According to career experts company executives are failing their employees and their business if they aren’t keeping them up to date with the goals and objectives. Often employees will become disengaged, disenfranchised and it will lead to a higher risk of turnover and lost productivity, says Good.
Many executives wrongly assume it’s enough for senior level people to know the objectives, but according to Pat Sweeney, human resource manager at Old Colony Hospice and Palliative Care, workers on every level need to be kept informed as to what’s going on.
“Employees below ‘C’ level who are clueless or not engaged generally hold positions that are not viewed as actively involved in promoting/supporting missions and goals by either the management or the worker,” says Sweeney. “Too often management overlooks the contributions of these positions and thus the frequent and costly turnover of these jobs – especially if there is no discernible ladder to climb.”
That lack of engagement on every level can be particularly devastating if the company is changing it focus or direction. If the business doesn’t communicate the mission to all levels when change is afoot it will result in rumors, turnover and potentially even the demise of the business. “Businesses that change focus or direction without sharing the change with workers are doomed to failure,” says Sweeney. “Unfortunately some workers are not made aware until they are filing for unemployment.”
How a company goes about engaging and informing their employees will vary based on the business. For some firms it’s enough to hold town hall meetings periodically while others will get their managers involved and schedule one-on-one meetings with their workers. At other companies it may mean flyers hung up at common areas, regular emails or quarterly conference calls to provide up-dates on the business goals. The missions and goals at most companies whether it’s a ten person shop or a 1,000 strong can also often be found on marketing materials, letterhead, logos, and their Website and Facebook pages, says Sweeney. Sweeney points to foot and apparel company Nike as one example. The company’s “swish” logo sums up what its mission is all about.
At the end of the day, how effectively the mission is communicated to the workers boils down to the leadership. “Great leaders keep the communications flowing to all members of the team so that the organization doesn’t stall,” says Laura Kerekes, chief knowledge officer at Think HR, the human resources company. “Otherwise, instead of working together to get the organization ready for growth, employees might be getting themselves ready for new opportunities outside of the organization.”
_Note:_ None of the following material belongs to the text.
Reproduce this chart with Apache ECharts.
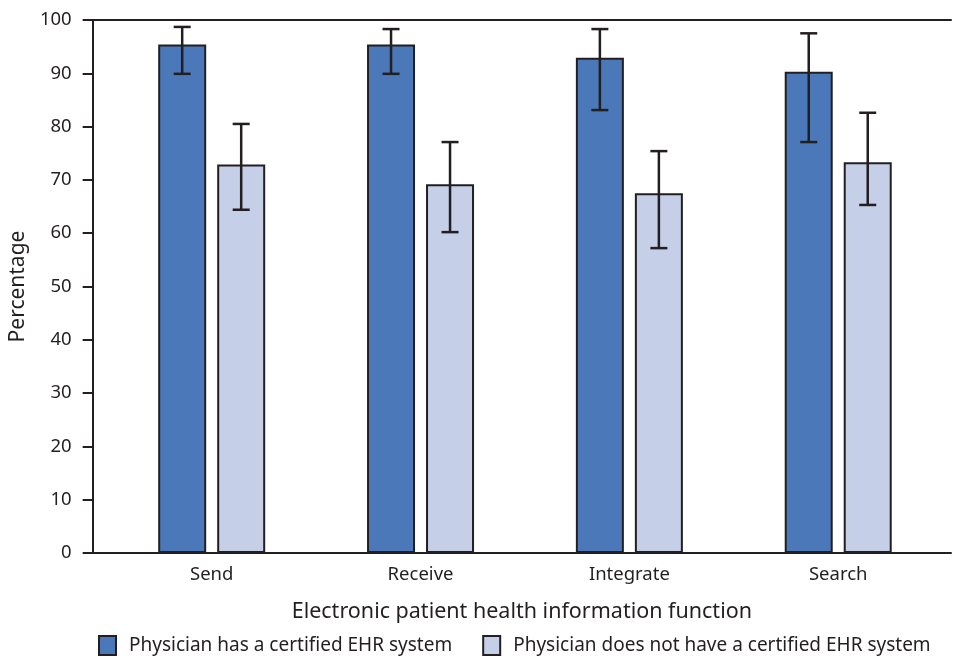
<!DOCTYPE html>
<html>
<head>
<meta charset="utf-8">
<script src="https://cdn.jsdelivr.net/npm/echarts@6/dist/echarts.min.js"></script>
<style>html,body{margin:0;padding:0;background:#fff;}#c{width:953px;height:658px;}</style>
</head>
<body>
<div id="c"></div>
<script>
var categories = ['Send', 'Receive', 'Integrate', 'Search'];
var hasEHR = [95.4, 95.4, 92.9, 90.3];
var hasEHRLow = [89.9, 89.9, 83.1, 77.1];
var hasEHRHigh = [98.7, 98.3, 98.3, 97.5];
var noEHR = [72.9, 69.2, 67.5, 73.3];
var noEHRLow = [64.4, 60.2, 57.2, 65.3];
var noEHRHigh = [80.5, 77.1, 75.4, 82.6];
var yTicks = [0, 10, 20, 30, 40, 50, 60, 70, 80, 90, 100];
var seriesNames = ['Physician has a certified EHR system', 'Physician does not have a certified EHR system'];

var FONT = '"Noto Sans", "Open Sans", sans-serif';
var INK = '#231f20';
var DARK = '#4a78b9';
var LIGHT = '#c5cfe8';
var BAR_W = 48, GAP = 11;

function pairs(vals) { return vals.map(function (v, i) { return [i, v]; }); }
function errData(lo, hi) { return lo.map(function (l, i) { return [i, l, hi[i]]; }); }
function errRender(shift) {
  return function (params, api) {
    var x = api.value(0);
    var p1 = api.coord([x, api.value(1)]);
    var p2 = api.coord([x, api.value(2)]);
    var cx = p1[0] + shift;
    var cap = 8.5;
    var st = { stroke: INK, lineWidth: 2.5, fill: null };
    return { type: 'group', children: [
      { type: 'line', shape: { x1: cx, y1: p1[1], x2: cx, y2: p2[1] }, style: st },
      { type: 'line', shape: { x1: cx - cap, y1: p1[1], x2: cx + cap, y2: p1[1] }, style: st },
      { type: 'line', shape: { x1: cx - cap, y1: p2[1], x2: cx + cap, y2: p2[1] }, style: st }
    ]};
  };
}

var chart = echarts.init(document.getElementById('c'), null, { renderer: 'canvas' });
chart.setOption({
  animation: false,
  textStyle: { fontFamily: FONT },
  grid: { left: 88, right: 2, top: 20, bottom: 105, containLabel: false },
  legend: {
    data: seriesNames,
    left: 98, top: 635, padding: 0,
    icon: 'rect',
    itemWidth: 17, itemHeight: 19, itemGap: 30,
    textStyle: { fontSize: 19, lineHeight: 20, color: INK, fontFamily: FONT, padding: [0, 0, 0, 8] },
    itemStyle: { borderColor: INK, borderWidth: 2 }
  },
  xAxis: [{
    type: 'value', min: -0.57, max: 3.54, position: 'bottom',
    name: 'Electronic patient health information function',
    nameLocation: 'middle', nameGap: 48,
    nameTextStyle: { fontSize: 21.5, color: INK, fontFamily: FONT },
    axisLine: { show: true, onZero: false, lineStyle: { color: INK, width: 2 } },
    axisTick: { show: false },
    splitLine: { show: false },
    axisLabel: {
      customValues: [0, 1, 2, 3],
      formatter: function (v) { return categories[Math.round(v)] || ''; },
      fontSize: 18.5, color: INK, margin: 12
    }
  }, {
    type: 'value', min: -0.57, max: 3.54, position: 'top',
    axisLine: { show: true, onZero: false, lineStyle: { color: INK, width: 2 } },
    axisTick: { show: false }, axisLabel: { show: false }, splitLine: { show: false }
  }],
  yAxis: {
    type: 'value', min: 0, max: 100, interval: 10,
    name: 'Percentage', nameLocation: 'middle', nameGap: 51,
    nameTextStyle: { fontSize: 21, color: INK, fontFamily: FONT },
    axisLine: { show: true, onZero: false, lineStyle: { color: INK, width: 2 } },
    axisTick: { show: true, length: 10, lineStyle: { color: INK, width: 2 } },
    splitLine: { show: false },
    axisLabel: { fontSize: 18.5, color: INK, margin: 21,
      customValues: yTicks }
  },
  series: [{
    name: seriesNames[0], type: 'bar', data: pairs(hasEHR),
    barWidth: BAR_W, barGap: (GAP / BAR_W * 100) + '%',
    itemStyle: { color: DARK, borderColor: INK, borderWidth: 2 }
  }, {
    name: seriesNames[1], type: 'bar', data: pairs(noEHR),
    barWidth: BAR_W, barGap: (GAP / BAR_W * 100) + '%',
    itemStyle: { color: LIGHT, borderColor: INK, borderWidth: 2 }
  }, {
    type: 'custom', name: 'err1', data: errData(hasEHRLow, hasEHRHigh),
    renderItem: errRender(-(BAR_W + GAP) / 2), z: 10, silent: true
  }, {
    type: 'custom', name: 'err2', data: errData(noEHRLow, noEHRHigh),
    renderItem: errRender((BAR_W + GAP) / 2), z: 10, silent: true
  }]
});
</script>
</body>
</html>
According to Kerekes when communicating about the business plan and goals, managers have to not only focus on addressing the what, when and how, but more importantly the why. The why is what most employees want to understand and it’s often the one thing management leaves out of their communications with employees. “I just don’t know why we are doing what we are doing echoes throughout the hallways of organizations where managers are driving on business results and asking employees to perform certain work tasks without addressing why,” says Kerekes. “Great leaders decide what needs to happen in the business and why they want to do it.”